La religion nationale a conservé ce monument dans toute sa pureté primitive, et la salle à manger, le salon et la chambre à coucher semblent encore attendre le retour du tsar. Dans la cour est la petite barque entièrement construite par le charpentier de Saardam, et de laquelle il se servait pour se porter, par la Neva, sur les différents points de la ville naissante où sa présence était nécessaire.
Près de cette demeure d’un jour est sa demeure éternelle. Son corps, comme celui de ses successeurs, repose dans l’église de Saint-Pierre-et-Saint-Paul, située au milieu de la forteresse. Cette église, dont la flèche d’or donne une trop haute idée, est petite, peu régulière et d’un mauvais goût ; sa seule valeur est dans le trésor mortuaire qu’elle renferme. Le tombeau du tsar est près de la porte latérale du côté droit ; à la voûte pendent plus de sept cents drapeaux pris sur les Turcs, les Suédois et les Persans.

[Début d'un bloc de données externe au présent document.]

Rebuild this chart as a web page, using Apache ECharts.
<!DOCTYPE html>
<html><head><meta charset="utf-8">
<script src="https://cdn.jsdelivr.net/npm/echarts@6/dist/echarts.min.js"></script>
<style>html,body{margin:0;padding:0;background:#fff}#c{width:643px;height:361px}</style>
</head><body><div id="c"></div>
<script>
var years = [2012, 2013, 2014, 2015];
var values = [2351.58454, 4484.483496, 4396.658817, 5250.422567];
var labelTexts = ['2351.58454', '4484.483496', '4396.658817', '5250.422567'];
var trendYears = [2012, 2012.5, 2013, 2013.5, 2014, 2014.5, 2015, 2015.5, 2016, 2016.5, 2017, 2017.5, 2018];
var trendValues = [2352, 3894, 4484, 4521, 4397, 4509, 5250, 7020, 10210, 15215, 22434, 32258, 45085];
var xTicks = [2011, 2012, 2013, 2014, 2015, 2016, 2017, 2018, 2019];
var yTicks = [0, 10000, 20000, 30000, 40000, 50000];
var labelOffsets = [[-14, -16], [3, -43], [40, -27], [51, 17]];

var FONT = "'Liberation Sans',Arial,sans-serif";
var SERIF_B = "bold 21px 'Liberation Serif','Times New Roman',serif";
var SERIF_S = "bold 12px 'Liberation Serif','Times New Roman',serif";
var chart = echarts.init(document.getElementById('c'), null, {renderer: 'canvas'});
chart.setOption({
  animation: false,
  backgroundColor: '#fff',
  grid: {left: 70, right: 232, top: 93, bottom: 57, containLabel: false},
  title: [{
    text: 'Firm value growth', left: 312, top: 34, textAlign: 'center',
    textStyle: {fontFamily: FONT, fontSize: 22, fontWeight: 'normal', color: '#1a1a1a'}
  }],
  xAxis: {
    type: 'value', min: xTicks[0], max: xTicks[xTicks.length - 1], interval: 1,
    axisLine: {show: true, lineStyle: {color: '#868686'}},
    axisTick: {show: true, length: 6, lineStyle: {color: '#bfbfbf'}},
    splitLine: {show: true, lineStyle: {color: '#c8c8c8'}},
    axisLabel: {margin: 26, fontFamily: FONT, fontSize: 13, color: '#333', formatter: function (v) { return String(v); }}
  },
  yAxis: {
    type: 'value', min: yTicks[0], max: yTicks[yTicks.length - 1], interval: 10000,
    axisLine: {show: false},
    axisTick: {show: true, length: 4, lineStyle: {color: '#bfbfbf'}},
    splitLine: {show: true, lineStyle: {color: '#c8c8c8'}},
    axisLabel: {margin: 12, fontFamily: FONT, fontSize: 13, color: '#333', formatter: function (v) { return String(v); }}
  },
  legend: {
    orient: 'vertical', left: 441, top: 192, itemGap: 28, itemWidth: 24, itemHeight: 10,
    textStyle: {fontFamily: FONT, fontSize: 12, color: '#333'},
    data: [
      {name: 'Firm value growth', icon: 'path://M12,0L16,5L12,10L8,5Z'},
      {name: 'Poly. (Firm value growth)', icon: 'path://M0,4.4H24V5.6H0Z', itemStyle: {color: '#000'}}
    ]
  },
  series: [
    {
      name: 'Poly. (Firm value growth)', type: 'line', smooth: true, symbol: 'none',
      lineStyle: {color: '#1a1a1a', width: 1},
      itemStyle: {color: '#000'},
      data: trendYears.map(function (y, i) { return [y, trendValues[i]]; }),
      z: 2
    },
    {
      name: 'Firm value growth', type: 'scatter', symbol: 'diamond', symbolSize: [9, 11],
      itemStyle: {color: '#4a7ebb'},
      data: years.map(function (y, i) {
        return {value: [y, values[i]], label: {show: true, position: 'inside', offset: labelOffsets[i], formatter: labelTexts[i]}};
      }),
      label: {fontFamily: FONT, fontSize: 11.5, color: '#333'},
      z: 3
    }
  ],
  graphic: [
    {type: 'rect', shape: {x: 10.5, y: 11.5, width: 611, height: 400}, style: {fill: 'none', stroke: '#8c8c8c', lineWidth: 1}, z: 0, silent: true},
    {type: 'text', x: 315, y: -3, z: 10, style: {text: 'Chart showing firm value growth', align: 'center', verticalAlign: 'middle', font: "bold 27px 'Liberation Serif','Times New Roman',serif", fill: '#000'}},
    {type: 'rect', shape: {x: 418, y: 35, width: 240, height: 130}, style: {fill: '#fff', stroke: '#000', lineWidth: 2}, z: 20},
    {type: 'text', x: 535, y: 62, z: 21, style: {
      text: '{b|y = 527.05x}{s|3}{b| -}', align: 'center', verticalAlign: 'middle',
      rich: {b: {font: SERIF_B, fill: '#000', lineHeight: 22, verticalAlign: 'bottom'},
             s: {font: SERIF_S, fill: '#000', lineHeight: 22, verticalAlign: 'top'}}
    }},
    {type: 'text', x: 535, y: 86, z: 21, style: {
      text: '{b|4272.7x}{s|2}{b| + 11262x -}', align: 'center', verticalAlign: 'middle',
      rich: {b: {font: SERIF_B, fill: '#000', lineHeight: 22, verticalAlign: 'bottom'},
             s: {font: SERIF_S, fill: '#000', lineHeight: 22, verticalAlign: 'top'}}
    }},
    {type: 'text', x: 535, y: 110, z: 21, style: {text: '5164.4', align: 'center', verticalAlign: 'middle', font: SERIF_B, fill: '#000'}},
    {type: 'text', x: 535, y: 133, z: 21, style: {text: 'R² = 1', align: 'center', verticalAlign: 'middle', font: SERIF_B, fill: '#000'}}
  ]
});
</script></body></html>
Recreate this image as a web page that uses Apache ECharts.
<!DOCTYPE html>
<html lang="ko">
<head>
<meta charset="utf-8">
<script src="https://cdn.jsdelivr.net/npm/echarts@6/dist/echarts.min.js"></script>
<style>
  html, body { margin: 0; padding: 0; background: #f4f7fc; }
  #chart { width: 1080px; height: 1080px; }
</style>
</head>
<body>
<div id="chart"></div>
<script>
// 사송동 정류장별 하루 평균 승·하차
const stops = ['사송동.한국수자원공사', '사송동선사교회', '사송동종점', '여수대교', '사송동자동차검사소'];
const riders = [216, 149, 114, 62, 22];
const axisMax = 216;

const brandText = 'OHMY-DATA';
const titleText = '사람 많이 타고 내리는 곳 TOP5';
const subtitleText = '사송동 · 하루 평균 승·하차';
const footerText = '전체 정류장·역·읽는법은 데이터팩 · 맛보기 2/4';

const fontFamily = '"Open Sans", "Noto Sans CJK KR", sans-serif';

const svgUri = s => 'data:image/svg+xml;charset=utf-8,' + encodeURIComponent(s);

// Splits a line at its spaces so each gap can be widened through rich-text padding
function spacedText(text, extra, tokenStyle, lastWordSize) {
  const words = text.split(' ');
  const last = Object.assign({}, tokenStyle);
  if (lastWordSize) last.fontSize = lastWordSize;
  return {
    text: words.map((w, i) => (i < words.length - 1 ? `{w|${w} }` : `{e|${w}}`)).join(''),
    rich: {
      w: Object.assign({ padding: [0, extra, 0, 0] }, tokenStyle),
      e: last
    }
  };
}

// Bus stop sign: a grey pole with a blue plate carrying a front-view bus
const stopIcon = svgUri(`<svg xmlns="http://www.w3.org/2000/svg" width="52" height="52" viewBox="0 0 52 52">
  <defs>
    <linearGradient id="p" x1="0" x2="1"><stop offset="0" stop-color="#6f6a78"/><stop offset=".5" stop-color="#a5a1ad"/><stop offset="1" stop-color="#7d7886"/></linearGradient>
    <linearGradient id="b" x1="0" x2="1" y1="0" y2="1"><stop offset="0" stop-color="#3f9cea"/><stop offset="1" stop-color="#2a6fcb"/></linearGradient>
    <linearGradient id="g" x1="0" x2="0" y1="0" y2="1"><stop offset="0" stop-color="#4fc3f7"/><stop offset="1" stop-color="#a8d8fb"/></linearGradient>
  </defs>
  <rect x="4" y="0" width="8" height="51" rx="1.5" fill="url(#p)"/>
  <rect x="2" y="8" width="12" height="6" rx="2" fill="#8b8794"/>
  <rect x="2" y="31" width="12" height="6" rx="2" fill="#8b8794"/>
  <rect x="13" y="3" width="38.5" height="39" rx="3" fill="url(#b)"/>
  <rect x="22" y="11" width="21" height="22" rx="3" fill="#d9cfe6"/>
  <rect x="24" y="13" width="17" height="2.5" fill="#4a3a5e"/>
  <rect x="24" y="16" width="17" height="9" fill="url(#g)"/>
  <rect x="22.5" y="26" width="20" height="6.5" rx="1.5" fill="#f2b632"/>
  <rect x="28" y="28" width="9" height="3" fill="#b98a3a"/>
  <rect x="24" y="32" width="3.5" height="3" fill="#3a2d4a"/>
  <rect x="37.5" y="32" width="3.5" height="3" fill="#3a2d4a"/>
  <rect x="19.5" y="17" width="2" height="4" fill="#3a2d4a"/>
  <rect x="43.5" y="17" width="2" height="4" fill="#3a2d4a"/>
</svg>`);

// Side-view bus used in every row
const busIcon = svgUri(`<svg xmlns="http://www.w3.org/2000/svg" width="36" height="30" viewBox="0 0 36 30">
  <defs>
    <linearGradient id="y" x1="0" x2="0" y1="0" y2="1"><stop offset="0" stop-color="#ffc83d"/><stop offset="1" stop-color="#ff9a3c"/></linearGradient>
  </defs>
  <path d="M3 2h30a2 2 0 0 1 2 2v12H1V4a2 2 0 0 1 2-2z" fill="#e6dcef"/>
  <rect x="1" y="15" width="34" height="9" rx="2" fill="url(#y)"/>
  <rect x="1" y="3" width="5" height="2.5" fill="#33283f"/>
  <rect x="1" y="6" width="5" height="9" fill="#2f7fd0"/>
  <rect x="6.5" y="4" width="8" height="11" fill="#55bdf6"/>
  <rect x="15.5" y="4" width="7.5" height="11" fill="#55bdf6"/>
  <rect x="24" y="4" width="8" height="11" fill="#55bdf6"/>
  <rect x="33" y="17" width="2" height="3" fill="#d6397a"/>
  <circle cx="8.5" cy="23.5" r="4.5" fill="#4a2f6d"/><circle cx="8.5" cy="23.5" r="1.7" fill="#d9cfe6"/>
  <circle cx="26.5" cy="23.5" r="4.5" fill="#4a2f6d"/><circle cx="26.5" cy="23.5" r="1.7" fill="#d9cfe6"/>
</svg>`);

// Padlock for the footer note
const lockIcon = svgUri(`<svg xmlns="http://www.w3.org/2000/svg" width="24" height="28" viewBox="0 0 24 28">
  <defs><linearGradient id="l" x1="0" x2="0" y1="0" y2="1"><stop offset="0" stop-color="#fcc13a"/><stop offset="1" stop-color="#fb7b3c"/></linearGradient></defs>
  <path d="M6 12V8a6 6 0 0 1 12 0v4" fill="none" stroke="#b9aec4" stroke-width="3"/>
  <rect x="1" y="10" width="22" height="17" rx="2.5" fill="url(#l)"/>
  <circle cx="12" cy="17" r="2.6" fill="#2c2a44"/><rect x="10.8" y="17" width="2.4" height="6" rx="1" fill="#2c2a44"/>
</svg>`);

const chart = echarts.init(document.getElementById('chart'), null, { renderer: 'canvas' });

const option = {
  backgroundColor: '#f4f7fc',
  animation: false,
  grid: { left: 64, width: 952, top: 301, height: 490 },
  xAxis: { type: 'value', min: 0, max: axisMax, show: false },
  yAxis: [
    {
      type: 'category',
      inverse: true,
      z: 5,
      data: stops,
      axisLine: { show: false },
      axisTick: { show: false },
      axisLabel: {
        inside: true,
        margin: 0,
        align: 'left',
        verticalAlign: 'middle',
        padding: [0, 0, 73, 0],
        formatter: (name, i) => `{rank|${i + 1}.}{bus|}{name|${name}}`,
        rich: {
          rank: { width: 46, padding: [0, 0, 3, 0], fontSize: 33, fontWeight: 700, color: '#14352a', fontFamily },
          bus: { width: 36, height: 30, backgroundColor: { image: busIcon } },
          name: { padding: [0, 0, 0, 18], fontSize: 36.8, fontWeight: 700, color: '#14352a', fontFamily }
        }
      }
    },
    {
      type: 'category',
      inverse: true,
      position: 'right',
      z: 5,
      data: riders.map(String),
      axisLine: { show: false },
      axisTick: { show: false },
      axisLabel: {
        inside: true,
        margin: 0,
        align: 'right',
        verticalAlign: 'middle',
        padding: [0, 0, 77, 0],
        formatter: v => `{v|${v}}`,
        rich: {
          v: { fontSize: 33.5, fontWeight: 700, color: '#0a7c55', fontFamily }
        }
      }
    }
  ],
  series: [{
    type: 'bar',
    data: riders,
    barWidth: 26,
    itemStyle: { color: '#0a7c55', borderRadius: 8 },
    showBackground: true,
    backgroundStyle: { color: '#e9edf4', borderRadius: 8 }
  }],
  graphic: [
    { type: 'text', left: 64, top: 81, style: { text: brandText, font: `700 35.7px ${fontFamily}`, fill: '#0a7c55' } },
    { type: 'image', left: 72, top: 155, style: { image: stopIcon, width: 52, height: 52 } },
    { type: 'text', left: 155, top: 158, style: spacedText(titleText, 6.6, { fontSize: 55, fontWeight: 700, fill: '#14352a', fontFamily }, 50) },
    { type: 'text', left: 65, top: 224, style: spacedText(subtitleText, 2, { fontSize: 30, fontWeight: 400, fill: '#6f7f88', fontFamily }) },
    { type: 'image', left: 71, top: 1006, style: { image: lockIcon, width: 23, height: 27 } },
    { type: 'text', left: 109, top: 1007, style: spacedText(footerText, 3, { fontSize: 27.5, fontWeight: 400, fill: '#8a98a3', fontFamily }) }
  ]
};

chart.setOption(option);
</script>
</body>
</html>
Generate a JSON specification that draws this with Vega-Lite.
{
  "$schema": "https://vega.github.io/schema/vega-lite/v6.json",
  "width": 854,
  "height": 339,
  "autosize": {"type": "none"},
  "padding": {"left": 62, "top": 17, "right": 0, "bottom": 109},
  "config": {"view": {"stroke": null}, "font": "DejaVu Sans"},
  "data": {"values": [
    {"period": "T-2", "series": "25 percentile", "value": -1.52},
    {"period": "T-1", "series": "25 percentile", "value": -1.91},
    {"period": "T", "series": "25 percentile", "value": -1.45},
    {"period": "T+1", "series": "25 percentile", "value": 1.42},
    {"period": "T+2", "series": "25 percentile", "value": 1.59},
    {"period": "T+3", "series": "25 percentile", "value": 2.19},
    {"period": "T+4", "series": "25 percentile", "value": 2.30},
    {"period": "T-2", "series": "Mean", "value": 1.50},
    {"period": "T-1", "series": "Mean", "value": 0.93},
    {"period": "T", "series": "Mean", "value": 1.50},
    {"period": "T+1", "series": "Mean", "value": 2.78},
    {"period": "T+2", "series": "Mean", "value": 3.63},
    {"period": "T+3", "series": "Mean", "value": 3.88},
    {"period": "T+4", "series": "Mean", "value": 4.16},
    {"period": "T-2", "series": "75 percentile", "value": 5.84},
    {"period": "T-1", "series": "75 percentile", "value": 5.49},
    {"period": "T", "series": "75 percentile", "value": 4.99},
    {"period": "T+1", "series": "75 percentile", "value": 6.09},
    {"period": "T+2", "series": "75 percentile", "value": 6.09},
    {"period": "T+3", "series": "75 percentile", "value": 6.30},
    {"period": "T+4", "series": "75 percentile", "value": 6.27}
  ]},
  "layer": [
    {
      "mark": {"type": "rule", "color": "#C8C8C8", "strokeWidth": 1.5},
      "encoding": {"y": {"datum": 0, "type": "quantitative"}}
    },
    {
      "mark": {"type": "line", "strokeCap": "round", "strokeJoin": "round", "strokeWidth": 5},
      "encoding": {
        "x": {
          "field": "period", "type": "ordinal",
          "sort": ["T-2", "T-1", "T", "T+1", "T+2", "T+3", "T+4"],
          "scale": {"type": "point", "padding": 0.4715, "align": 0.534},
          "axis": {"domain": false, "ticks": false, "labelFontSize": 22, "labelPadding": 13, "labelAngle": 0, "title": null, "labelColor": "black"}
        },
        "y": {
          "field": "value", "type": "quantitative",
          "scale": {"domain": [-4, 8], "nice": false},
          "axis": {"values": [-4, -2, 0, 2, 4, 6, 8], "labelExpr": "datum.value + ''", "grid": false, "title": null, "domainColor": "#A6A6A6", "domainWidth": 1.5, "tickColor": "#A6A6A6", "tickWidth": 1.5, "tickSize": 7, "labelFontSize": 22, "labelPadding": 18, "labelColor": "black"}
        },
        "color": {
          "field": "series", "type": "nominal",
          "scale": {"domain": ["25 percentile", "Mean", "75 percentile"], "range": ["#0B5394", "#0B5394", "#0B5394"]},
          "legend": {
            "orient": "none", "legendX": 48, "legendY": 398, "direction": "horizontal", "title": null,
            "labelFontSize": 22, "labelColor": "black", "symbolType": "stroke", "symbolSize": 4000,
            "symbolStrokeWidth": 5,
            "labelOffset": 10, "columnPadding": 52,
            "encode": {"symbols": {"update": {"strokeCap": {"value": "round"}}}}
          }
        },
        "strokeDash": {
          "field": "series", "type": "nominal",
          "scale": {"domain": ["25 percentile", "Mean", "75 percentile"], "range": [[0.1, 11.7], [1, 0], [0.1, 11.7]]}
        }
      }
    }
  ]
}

Je passai par le pont Tioutchkoff, dans l’île de Vasilievskoï. Les principales curiosités de ce quartier sont la Bourse et les Académies. Je me contentai de passer devant ces monuments et, prenant le pont d’Isaac et la rue de la Résurrection, je me trouvai bientôt sur le canal de la Fontalka, dont je suivis le quai jusqu’à l’église catholique. Là, je m’arrêtai : je voulais voir la tombe des Moreau. C’est une simple dalle en face de l’autel et au milieu du chœur.
Puisque j’en étais aux églises, je voulus voir tout de suite celle de Kazan, qui est la Notre-Dame de Saint-Pétersbourg. J’y pénétrai par sa double colonnade bâtie sur le modèle de celle de Saint-Pierre de Rome. Ici, le prospectus, contre l’habitude, est inférieur à la chose annoncée. À l’extérieur, tout est plâtre et brique ; à l’intérieur, tout est bronze, marbre et granit ; les portes sont d’airain ou d’argent massif, le pavé de jaspe, et les murs de marbre.
J’avais assez de monuments pour un seul jour ; je me fis conduire chez l’illustre madame Xavier pour remettre à ma belle compatriote la lettre dont j’étais chargé pour elle. Depuis six mois, elle n’habitait plus la maison, et son ex-maîtresse m’apprit d’un ton fort pincé qu’elle était établie à son compte entre le canal de la Moika et le magasin d’Orgelot. C’était chose facile à trouver : Orgelot est le Suse de Saint-Pétersbourg.
Dix minutes après, j’étais devant la maison indiquée. Comme je comptais dîner chez le restaurateur en face, qu’à son nom j’avais reconnu pour un compatriote, je renvoyai mon droschki et j’entrai dans le magasin en demandant mademoiselle Louise Dupuy.
Une des demoiselles s’informa si c’était pour achat de marchandises ou pour affaire particulière ; je lui répondis que c’était pour affaire particulière.
Aussitôt, elle se leva et me conduisit à son appartement.